Subject changed from: A groundbreaking history of the Second World War. I posted the following which is, partly a review and partly my own observation about the Second World War and questions raised from those observations. Roger Moorhouse, who reviewed the book for The Independent asked when he received a copy, as, no doubt, many others also will: "Do we really need yet another big book on the Second World War?"
In fact, as with much other history of modern and earlier times, accepted conventional mainstream histories don't properly explain the Second World War, although a growing number of alternative historians have in recent years provided better and better explanations.
Unless lessons of that and other conflicts are properly understood, it is likely that a new global war, fought with weapons vastly more advanced and terrible than those used to kill 60 million from 1939 to 1945, may make that barbarity seem civilised.
More than anyone else I can bring to mind right now, Max Hastings has demolished any possible view that the Second World War was not a ghastly tragedy for most people affected by it.
I think, however, that All Hell Let Loose fails to adequately address one of the most vital questions that should concern anyone who takes the trouble to study this war:
That question is, once the war began, could the leaders of the anti-fascist alliance -- Britain, the US, the Soviet Union, etc. -- have won the war more rapidly and with less bloodshed and destruction? Was it necessary for all of 60 million to die to rid the world of the evil that caused the Second World War?
Western allies war against Hitler needlessly prolonged
Even Max Hastings acknowledges that opportunities that the Western Allies had to rout the Axis armies in North Africa and Southern Europe were thrown away, , time and time again, by what he depicts as poor judgment or incompetence on the part of a number of generals charged with running the ground war in North Africa and Southern Europe.:
- General Montgomery's overly cautious pursuit of the German and Italian Armies following the British victory at El Alamein in 1942, which allowed them to escape;
- The failure of the Americans and British to stop German and Italian forces escaping from Sicily across the straits of Messina to mainland Italy in 1943; and
- The failure of the American and British to prevent the invasion of Italy by Germany after Mussolini was overthrown in 1943. (This is only touched on by Hastings.) Had the US with their vast air superiority simply bombarded the railway line at the Brenner Pass bordering Italy and Austria, there is no way that sufficient German forces to impose German rule could have moved into Italy.
I could add a number of other examples not raised by Hastings.
Had the British and American leaders acted more decisively, Germany's war machine would have collapsed in 1943, if not earlier, but it seems that Western governments found two more bloody years of war and destruction preferable to the collapse of the Third Reich.
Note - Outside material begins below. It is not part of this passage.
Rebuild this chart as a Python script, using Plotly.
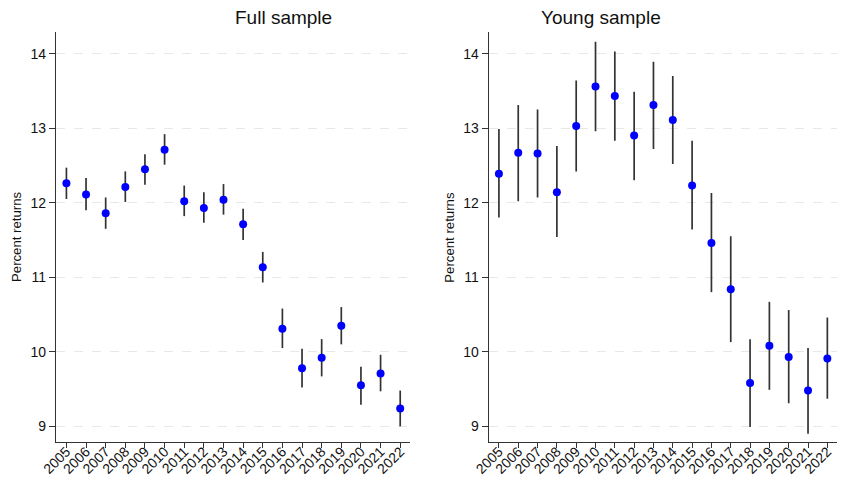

Could it be that an unstated war goal of Western governments was for stable capitalist rule to be maintained? Had the German Army collapsed in Western Europe, popular Communist-led partisans who triumphed in Yugoslavia would have also triumphed in Italy, Greece and possibly elsewhere.
As it was the de-facto co-operation given by the Western Allied military to the Wehrmacht in its suppression of partisans in Greece and Italy ensured the triumph of right-wing forces, including many former collaborators in the Western sphere of influence. Stalin also contributed to the triumph of right-wing forces, through, for example, his cynical betrayal in 1944 of triumphant Greek communist partisans, whom he ordered to lay down their weapons before the British,
Need Eastern front war have been so costly?
A more vexing question is how the terrible bloodshed on the Eastern Front, in which the vast majority of lives were lost, could possibly have been reduced.
Surely, it should have been possible for Stalin to have offered Germany peace in return for reparations and punishment for the leaders who had caused the war and those German soldiers who had committed the worst crimes against Soviet citizens?
If that had been done, say, after the German offensive against Moscow was stopped in 1941, and Germans, who surrendered, treated humanely, then surely fewer and fewer Germans would have seen reason to continue to fight for Hitler.
Instead, the brutal conduct of the war against all Germans, with no realistic prospect of peace with dignity offered to them, ensured that most fought ferociously until the very end, making the toll paid by the Soviet Union much higher than it need have been. The brutal treatment of Eastern Germany by its Soviet occupiers after 1945 would have helped confirm in the mind of many former German soldiers that they were right to fight to the end.
1. I don't necessarily include General Eisenhower in this. He started the war as a relatively junior officer (Lieutenant-Colonel, I recall) and was promoted to Supreme Commander of the Western Allied armed forces because of his demonstrated ability. It seems that 'mistakes' which served to prolong the war, were made on a number of occasions by officers junior to him, including, in Sicily, by Patton and Montgomery. He may have had, at the back of his mind, his experiences in the Second World War, when in January 1961, in his departing speech as US President, after JFK had been elected, he warned against the "military-industrial complex".
2. I haven't yet reached the part of the book which describes the ground war in Northern Europe from June 1944.